If $$ T(\Bbb R^5)=\Bbb R^5\;, $$ this would imply $\ker T=0$ (from the well known formula $\dim\ker T+\dim\operatorname{Im}T=\dim\Bbb R^5=5$) and the OP pointed out that $\{0\}\neq T^4(\Bbb R^5)\leq\ker T$.

Thus $$ T^j(\Bbb R^5)=T^{j-1}T(\Bbb R^5)\lneq T^{j-1}(\Bbb R^5) $$ for every $j=2,\dots,5$.

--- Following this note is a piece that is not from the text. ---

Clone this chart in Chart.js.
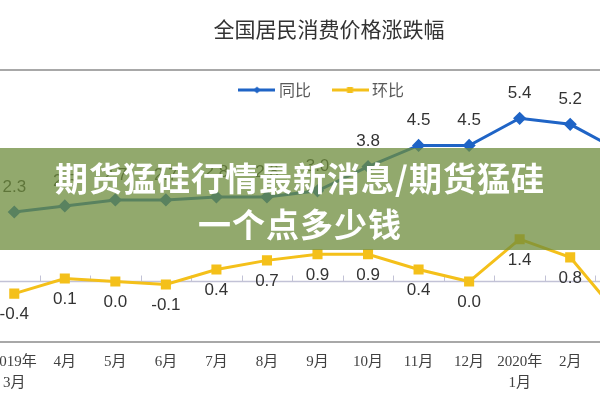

So we get the following strict chain $$ \{0\}=T^5(\Bbb R^5)\lneq T^4(\Bbb R^5)\lneq T^3(\Bbb R^5)\lneq T^2(\Bbb R^5)\lneq T(\Bbb R^5)\lneq\Bbb R^5 $$ from which it immediately follows that $$ \operatorname{rk} T^2=3\;. $$

Note that:
[a] If $U$ is any nontrivial subspace of $\mathbb{R}^5$ such that $T(U) \subset U$, then $T(U) \subsetneq U$.
and that
[b] For linear subspace $U \subsetneq V$, dim$U$ < dim $V$.

Thus, $5=$dim $\mathbb{R}^5$ >dim $T$($\mathbb{R}^5$) >dim $T^2$($\mathbb{R}^5$) >dim $T^3$($\mathbb{R}^5$) >dim $T^4$($\mathbb{R}^5$) >dim $T^5$($\mathbb{R}^5$)$=0$.
You have only one choice for each dimension dim$T^i$($\mathbb{R}^5$).